Share tip of the week: underpriced video games developer

When GDP falls, cash-strapped households will be hunkering down in their homes to save a few pennies. These are ideal conditions for Ubisoft, the French video games developer best known for its blockbuster Prince of Persia franchise.

Ubisoft sports a first-class slate of new titles, such as the Michael Jackson Experience. Additionally, it is launching a stream of new 3D, high-definition games, such as Avatar, which has already sold millions and should boost growth further over the next three years. Microsoft and Sony are also planning to revolutionise games this Christmas when they release their new Kinect and Move consoles. Combining state-of-the-art software, motion cameras and 3D depth sensors, these platforms create the most realistic virtual reality yet.

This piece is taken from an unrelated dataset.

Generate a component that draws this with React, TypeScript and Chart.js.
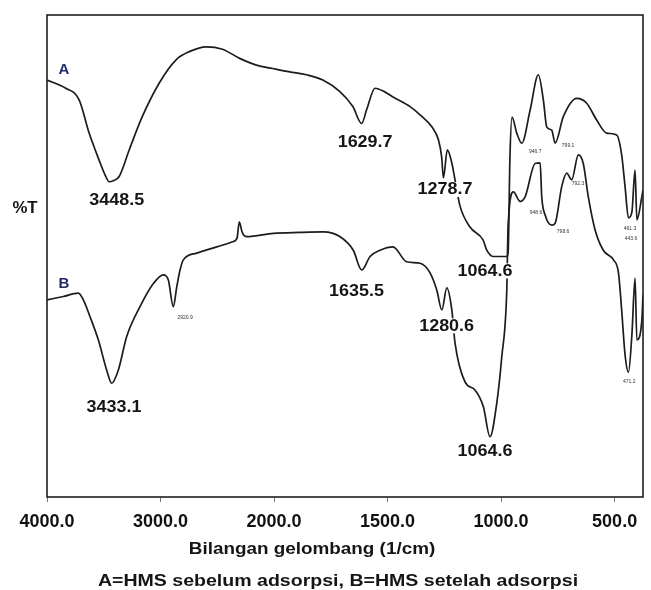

So why are Ubisoft’s shares languishing at near five-year lows? Mainly because its 2009 performance was lacklustre as the sector slumped. But things are looking up: the firm’s share in its core geographical regions has bounced by about 2% to around 7%. This improvement is expected to drive first-half sales up 47% to €244m for the period ending in September.

Ubisoft Entertainment (Euronext: UBI), rated OUTPERFORM by Exane BNP

 

Net debt should be €70m-€100m. And after the predicted strong Christmas, I would expect Ubisoft to move back into the black on full-year sales of €900m and end with net cash of €50m.

So I’d rate the group on one-times sales and an intrinsic worth of €9.50 per share. And let’s not forget that this is an industry where huge synergies can be created through mergers (by eliminating duplicate distribution channels and back-office operations). So a trade buyer could realise savings of around €200m a year. After being taxed at 35% and discounted back at 12%, that adds a chunky €950m (or about €10 per share) to the enlarged entity. Obviously an acquirer would aim to retain the bulk of these synergies, but even so, a price-tag of above €12 per share looks plausible.

Ubisoft faces tougher competition, foreign-exchange fluctuations and the unpredictability of developing expensive new franchises. However, with a softer euro and a growing market from 2011 onwards, Ubisoft rates as a neat counter-cyclical play. Exane/BNP have a €10 price target.